------ GIVEN INFORMATION

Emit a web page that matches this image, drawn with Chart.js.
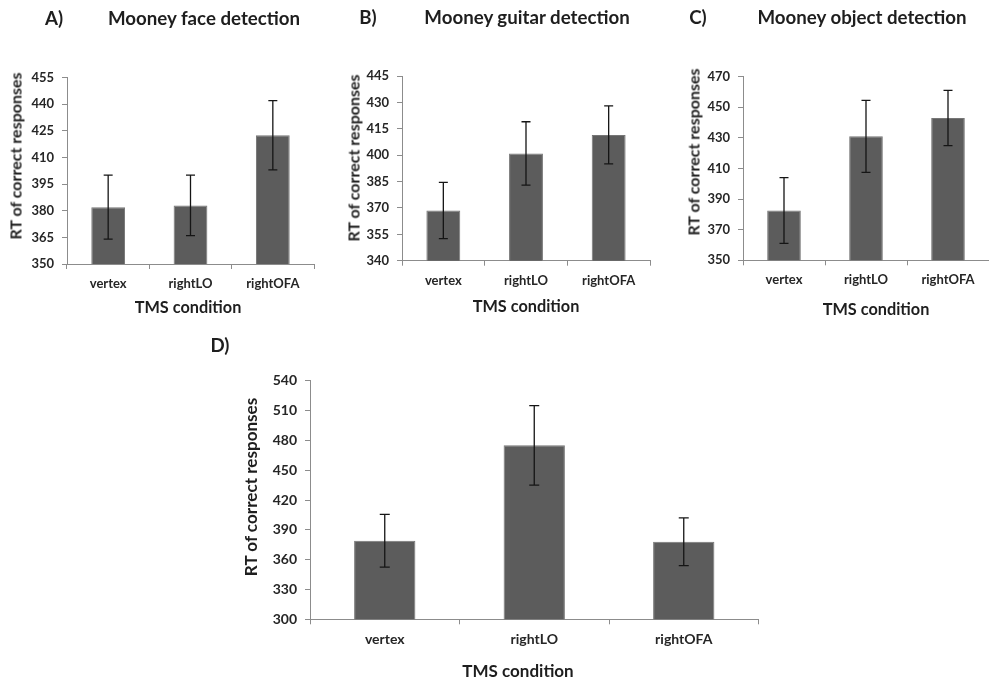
<!DOCTYPE html>
<html>
<head>
<meta charset="utf-8">
<script src="https://cdn.jsdelivr.net/npm/chart.js@4.4.1/dist/chart.umd.min.js"></script>
<style>
  html, body { margin: 0; padding: 0; background: #ffffff; }
  body { width: 989px; height: 682px; position: relative; overflow: hidden; font-family: Lato, "Open Sans", sans-serif; }
  canvas { position: absolute; }
  .t { position: absolute; transform: translate(-50%, -50%); white-space: nowrap; color: #1e1e1e; font-weight: bold; }
  .title { font-size: 18.7px; }
  .axt { font-size: 16.3px; }
  .yt { transform: translate(-50%, -50%) rotate(-90deg); font-size: 16px; }
</style>
</head>
<body>
<canvas id="cA"></canvas>
<canvas id="cB"></canvas>
<canvas id="cC"></canvas>
<canvas id="cD"></canvas>

<div class="t title" style="left:54px;top:18px;">A)</div>
<div class="t title" style="left:204px;top:18px;">Mooney face detection</div>
<div class="t title" style="left:368px;top:17px;">B)</div>
<div class="t title" style="left:527px;top:17px;">Mooney guitar detection</div>
<div class="t title" style="left:698px;top:17px;">C)</div>
<div class="t title" style="left:862px;top:17px;">Mooney object detection</div>
<div class="t title" style="left:220px;top:345px;">D)</div>

<div class="t axt yt" style="left:15px;top:156px;">RT of correct responses</div>
<div class="t axt yt" style="left:353px;top:158px;">RT of correct responses</div>
<div class="t axt yt" style="left:693px;top:152px;">RT of correct responses</div>
<div class="t axt yt" style="left:250px;top:487px;font-size:17.1px;">RT of correct responses</div>

<div class="t axt" style="left:188px;top:306px;">TMS condition</div>
<div class="t axt" style="left:526px;top:305px;">TMS condition</div>
<div class="t axt" style="left:876px;top:308px;">TMS condition</div>
<div class="t axt" style="left:518px;top:670px;font-size:17px;">TMS condition</div>

<script>
// ---- data ----
const categories = ['vertex', 'rightLO', 'rightOFA'];

const faceMeans = [382, 383, 422.5];
const faceErrors = [18, 17, 19.5];
const faceTicks = [350, 365, 380, 395, 410, 425, 440, 455];

const guitarMeans = [368.5, 401, 411.5];
const guitarErrors = [16, 18, 16.5];
const guitarTicks = [340, 355, 370, 385, 400, 415, 430, 445];

const objectMeans = [382.5, 431, 443];
const objectErrors = [21.5, 23.5, 18];
const objectTicks = [350, 370, 390, 410, 430, 450, 470];

const allMeans = [379, 475, 378];
const allErrors = [26.5, 40, 24];
const allTicks = [300, 330, 360, 390, 420, 450, 480, 510, 540];

// ---- error bar plugin ----
const errorBarPlugin = {
  id: 'errorBars',
  afterDatasetsDraw(chart) {
    const errs = chart.options.plugins.errorBars.errors;
    const cap = chart.options.plugins.errorBars.cap;
    const ds = chart.data.datasets[0];
    const xs = chart.scales.x, ys = chart.scales.y;
    const ctx = chart.ctx;
    ctx.save();
    ctx.strokeStyle = '#151515';
    ctx.lineWidth = 1.3;
    ds.data.forEach((v, i) => {
      const x = xs.getPixelForValue(i);
      const yTop = ys.getPixelForValue(v + errs[i]);
      const yBot = ys.getPixelForValue(v - errs[i]);
      ctx.beginPath();
      ctx.moveTo(x, yTop); ctx.lineTo(x, yBot);
      ctx.moveTo(x - cap, yTop); ctx.lineTo(x + cap, yTop);
      ctx.moveTo(x - cap, yBot); ctx.lineTo(x + cap, yBot);
      ctx.stroke();
    });
    ctx.restore();
  }
};

function makeChart(id, pos, area, means, errors, ticks, fs, cap) {
  const cv = document.getElementById(id);
  cv.style.left = pos.left + 'px';
  cv.style.top = pos.top + 'px';
  cv.width = pos.w; cv.height = pos.h;
  cv.style.width = pos.w + 'px'; cv.style.height = pos.h + 'px';
  const Wy = 45, Hx = 30;
  const axisColor = '#8c8c8c';
  return new Chart(cv, {
    type: 'bar',
    data: {
      labels: categories,
      datasets: [{
        data: means,
        backgroundColor: '#5c5c5c',
        borderColor: '#767676',
        borderWidth: 1,
        barPercentage: 0.41,
        categoryPercentage: 1.0
      }]
    },
    options: {
      responsive: false,
      animation: false,
      events: [],
      layout: {
        padding: {
          left: area.l - Wy,
          top: area.t,
          right: pos.w - area.r,
          bottom: pos.h - area.b - Hx
        }
      },
      plugins: {
        legend: { display: false },
        title: { display: false },
        tooltip: { enabled: false },
        errorBars: { errors: errors, cap: cap }
      },
      scales: {
        x: {
          type: 'category',
          offset: true,
          afterFit: s => { s.height = Hx; },
          grid: { display: true, offset: true, drawOnChartArea: false, drawTicks: true, tickLength: 5, color: axisColor },
          border: { display: true, color: axisColor, width: 1 },
          ticks: { color: '#262626', padding: 7, font: { family: 'Lato', size: fs, weight: 'bold' } }
        },
        y: {
          min: ticks[0],
          max: ticks[ticks.length - 1],
          afterFit: s => { s.width = Wy; },
          afterBuildTicks: s => { s.ticks = ticks.map(v => ({ value: v })); },
          grid: { display: true, drawOnChartArea: false, drawTicks: true, tickLength: 5, color: axisColor },
          border: { display: true, color: axisColor, width: 1 },
          ticks: { color: '#262626', padding: 8, font: { family: 'Lato', size: fs, weight: 'bold' } }
        }
      }
    },
    plugins: [errorBarPlugin]
  });
}

makeChart('cA', { left: 0, top: 0, w: 330, h: 300 }, { l: 67, t: 77.5, r: 314, b: 264 }, faceMeans, faceErrors, faceTicks, 13, 4.5);
makeChart('cB', { left: 335, top: 0, w: 330, h: 300 }, { l: 67, t: 76, r: 315, b: 260.7 }, guitarMeans, guitarErrors, guitarTicks, 13, 4.5);
makeChart('cC', { left: 670, top: 0, w: 319, h: 300 }, { l: 73, t: 76.7, r: 319, b: 260.3 }, objectMeans, objectErrors, objectTicks, 13, 4.5);
makeChart('cD', { left: 200, top: 330, w: 600, h: 352 }, { l: 110, t: 50.7, r: 558.5, b: 289.3 }, allMeans, allErrors, allTicks, 14, 5);
</script>
</body>
</html>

------------

_PROBLEM TO WORK ON_. The lines from the top of the data above through the one holding "const faceTicks = [350, 365, 380, 395, 410, 425, 440, 455];" are to be repeated exactly, and only those, with no pictures.

_SOLUTION FOR THIS EXERCISE_.
Emit a web page that matches this image, drawn with Chart.js.
<!DOCTYPE html>
<html>
<head>
<meta charset="utf-8">
<script src="https://cdn.jsdelivr.net/npm/chart.js@4.4.1/dist/chart.umd.min.js"></script>
<style>
  html, body { margin: 0; padding: 0; background: #ffffff; }
  body { width: 989px; height: 682px; position: relative; overflow: hidden; font-family: Lato, "Open Sans", sans-serif; }
  canvas { position: absolute; }
  .t { position: absolute; transform: translate(-50%, -50%); white-space: nowrap; color: #1e1e1e; font-weight: bold; }
  .title { font-size: 18.7px; }
  .axt { font-size: 16.3px; }
  .yt { transform: translate(-50%, -50%) rotate(-90deg); font-size: 16px; }
</style>
</head>
<body>
<canvas id="cA"></canvas>
<canvas id="cB"></canvas>
<canvas id="cC"></canvas>
<canvas id="cD"></canvas>

<div class="t title" style="left:54px;top:18px;">A)</div>
<div class="t title" style="left:204px;top:18px;">Mooney face detection</div>
<div class="t title" style="left:368px;top:17px;">B)</div>
<div class="t title" style="left:527px;top:17px;">Mooney guitar detection</div>
<div class="t title" style="left:698px;top:17px;">C)</div>
<div class="t title" style="left:862px;top:17px;">Mooney object detection</div>
<div class="t title" style="left:220px;top:345px;">D)</div>

<div class="t axt yt" style="left:15px;top:156px;">RT of correct responses</div>
<div class="t axt yt" style="left:353px;top:158px;">RT of correct responses</div>
<div class="t axt yt" style="left:693px;top:152px;">RT of correct responses</div>
<div class="t axt yt" style="left:250px;top:487px;font-size:17.1px;">RT of correct responses</div>

<div class="t axt" style="left:188px;top:306px;">TMS condition</div>
<div class="t axt" style="left:526px;top:305px;">TMS condition</div>
<div class="t axt" style="left:876px;top:308px;">TMS condition</div>
<div class="t axt" style="left:518px;top:670px;font-size:17px;">TMS condition</div>

<script>
// ---- data ----
const categories = ['vertex', 'rightLO', 'rightOFA'];

const faceMeans = [382, 383, 422.5];
const faceErrors = [18, 17, 19.5];
const faceTicks = [350, 365, 380, 395, 410, 425, 440, 455];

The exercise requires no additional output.